Class of 2006: Celebrating Community and Leadership
Addressing Duke Law School’s 2006 graduating class, David Gergen urged its members to become what he called “lawyer statesmen”– professionals “whose practical wisdom and exceptional persuasive powers are directed toward helping clients serve the higher public good.” Gergen, professor of public service and director of the Center for Public Leadership at Harvard’s John F. Kennedy School of Government, spoke at the Law School’s hooding ceremony, Saturday, May 13 in Cameron Indoor Stadium, where hoods were presented to 213 J.D. recipients, 46 of whom were joint-degree recipients, and 75 non-American students earning L.L.Ms or master’s degrees in American law.
A former advisor to four presidents, Gergen discussed the need for lawyers to preserve the integrity of the law while negotiating the roles of advocate and “statesman.” He recalled advice Fred Fielding gave him while both were members of the Reagan staff. As President Reagan’s White House general counsel, and a man who had “resisted the temptations of power” while serving as White House deputy counsel under John Dean during the Watergate era, Fielding advised him to avoid taking action that was questionable, though technically defensible. “‘Can I advise you, as a friend and as someone who wants to be respected, that there is a much better way to proceed? You won’t find it as convenient, and you may not achieve everything you want, but at the end of the day you can sleep at night, and your honor will be intact.’”
Gergen also advised the graduates to seek balance between their professional careers and personal lives, observing that the increase in the amount of billable hours expected of young attorneys can place undue tension on married life and an unfair burden on women lawyers who want families. “Women should not have to choose between practicing law and raising children,” Gergen said emphatically, noting that women comprise 46 percent of the graduating class.

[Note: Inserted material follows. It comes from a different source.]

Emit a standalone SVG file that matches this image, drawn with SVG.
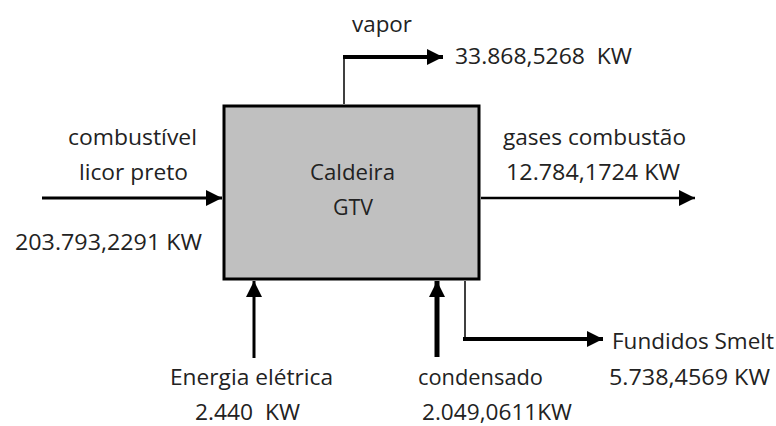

With more than half of their class entering the private sector, 20 percent beginning clerkships, and 10 percent accepting public interest or public service jobs, Gergen told the graduates to transcend distinctions between public and private practice. “The 70 percent of you who are entering private practice, will, I hope, come to see your role as not only to serve your private clients, but the public good as well. Public service should be what you do whenever and wherever you practice law. Your faculty will join me, I’m sure, in hoping that you will help us restore the great traditions of the law. We hope that yours will be the generation that restores the nobility of the law. We hope that you will make the right choice about the practice of law.”
In her remarks, Dean Katharine Bartlett praised the tremendous leadership and commitment demonstrated by the graduates, noting that they set the record in the number and quality of
student-initiated conferences at the Law School and for participation in pro bono service to the community, and distinguished themselves nationally and internationally in moot court team success
and law journal quality.
Quoting former Duke President Terry Sanford, Dean Bartlett said, “‘Alumni are the measure and verification of the University.’ You are our ambassadors and when I see all of you before me it makes me incredibly proud to be dean of this law school because I know you will represent us well.”
Speaking on behalf of the LL.M. class, José Rodriguez Canales of Saltillo, Mexico, recalled the way his fellow students worked together to welcome Tulane students displaced by Hurricane Katrina with a barbeque. “This allowed us to truly understand what being a member of the Duke community implies–commitment, leadership, good attitude, and companionship. It didn’t matter that we knew each other for no more than two weeks. It didn’t matter the language barriers we had. We all had a very clear understanding of what we had to do, we had to help.”
Rodriguez urged his classmates not to forget the values imparted by their shared experience, and not to “forget to be thankful for having the opportunity to be Duke students.”
JD speaker William Miller also praised the collaborative and supportive atmosphere he and his classmates found at Duke. “A helping hand has always been the norm at Duke Law, not the exception,” Miller said. “This norm was established by our families, professors, and administrators, through their commitment to us. And this class followed their lead in so many ways. You gave time, money, even rooms in your homes to students displaced by Hurricane Katrina. You worked countless hours for the Innocence Project, the Aids Legal Project, and the Volunteer Income Tax Assistance. This appreciation of the shared experience is so important given the law’s flexibility.
“When I came to law school, I expected to learn the law–a concrete body of rules. Instead, I learned that the law is not set in stone, but subject to interpretation, the quality of which is dependent on the character of the interpreter. Now we are among the interpreters. Based on all of my experiences with all of you, I know that the show–the legal profession–is going to get much much better.”